Amid GOP fears, Kansas senator’s campaign reboots

THOMAS BEAUMONT
Associated Press

TOPEKA, Kan. (AP) — Pat Roberts’ quickly retooled Senate campaign is emerging, and it already sounds different from the quiet races he’s run in the past.

The Republican has a new team in Topeka and is meeting this week with his old staff to prepare them for a swift departure from the genteel politics he’s come to represent during his three terms.

As if to make the point that the gloves are off now, new campaign manager Corry Bliss, who replaced Roberts’ longtime campaign chief Leroy Towns, said in an interview with The Associated Press that Roberts’ campaign planned to portray challenger Greg Orman “as a dishonest, flip-flopping liberal Democrat masquerading as an independent.”

Roberts, seeking a fourth term in Republican-dominated Kansas, was surprised by the decision last week of Democratic candidate Chad Taylor — nudged by Democrats in Washington — to quit the race. The move appeared designed to bolster the campaign of Orman, a wealthy businessman from suburban Kansas City running as an independent.

Taylor’s name isn’t off the ballot yet, because Kansas Secretary of State Kris Kobach, a conservative Republican backing Roberts, said the Democrat didn’t comply with a state law limiting when candidates can withdraw. But Taylor filed a petition Tuesday with the Kansas Supreme Court to get his name removed.

The Democrat’s actions last week sparked a quick reaction from national Republicans, who worried that Roberts suddenly was vulnerable. The GOP needs a net gain of six seats in the November midterm elections to win control of the U.S. Senate, and just about everyone was expecting Roberts to cruise to an easy victory in Kansas, which hasn’t elected a Democrat to the Senate since 1932.

Within days, Bliss and veteran national GOP strategist Chris LaCivita were on the ground. They discovered a campaign adrift. With just eight weeks until Election Day, Roberts hadn’t aired a single campaign advertisement. In the meantime, Orman has spent more than $900,000 on television advertising.

Bliss said Roberts’ campaign effectively began Saturday, when the senator and Orman met to debate for the first time in a raucous encounter before a live audience of roughly 2,000 at the Kansas State Fair in Hutchinson.

“Kansas needs someone in Washington with convictions and a backbone. I don’t think my opponent has either,” Roberts said during Saturday’s debate.

As Roberts telegraphed during that debate, his campaign’s theme will be an attempt to define Orman as a relative unknown with a record of having contributed financially to both Democrats and Republicans, while painting Roberts as, Bliss said, “in Washington, fighting the Democratic agenda Mr. Orman has enabled.”

The comment is aimed at underscoring Orman’s past contributions to Senate Majority Leader Harry Reid, D-Nev.

Orman campaign spokesman Sam Edelen said the campaign’s approach underscored Roberts’ “long history of putting extreme partisanship ahead of problem solving,” and said, “Voters across Kansas are sick and tired of the finger-pointing by both parties.”
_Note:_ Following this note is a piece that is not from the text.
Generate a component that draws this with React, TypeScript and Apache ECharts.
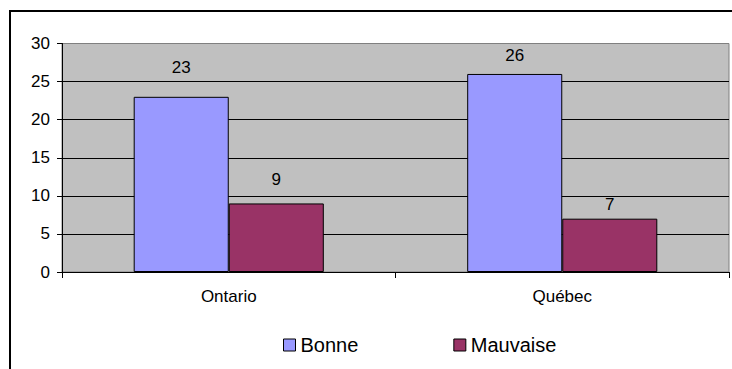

Bliss said Roberts will be taking on staff with experience in nationally pivotal races, and expects to begin advertising soon, though he wouldn’t say when.

Roberts hasn’t faced a serious challenge in his three campaigns for Senate, each of which he has won by carrying no less than 60 percent of the vote. Registered Republicans account for roughly 44 percent of Kansas’ registered voters, compared with 24 percent for Democrats.

But Roberts only narrowly beat back a competitive primary challenge last month from Milton Wolf, a tea party-backed doctor raised in central Kansas. It exposed Roberts’ potential weakness — namely, that he’s too linked to Washington.

Wolf criticized Roberts for not having sufficient ties to the state. Roberts is registered to vote and pays taxes in Kansas, where he owns and rents out a Dodge City duplex, but he primarily lives in Alexandria, Virginia, just south of Washington, D.C.

The shift in campaign tone is similar to Mississippi Republican Sen. Thad Cochran’s late-campaign pivot during his primary challenge from tea party-backed Chris McDaniel in June.

But while Cochran’s campaign and outside groups ran ads harshly critical of McDaniel, Cochran himself seldom referred directly to his opponent.

That’s a risk for a candidate like Roberts, who, like Cochran, is established in the minds of voters as someone who is above the political fray, said Henry Barbour, a Republican National Committee member from Mississippi who supports Cochran and organized an outside group to advertise against McDaniel. According to Barbour, “What you didn’t see was Sen. Cochran talking about his opponent.”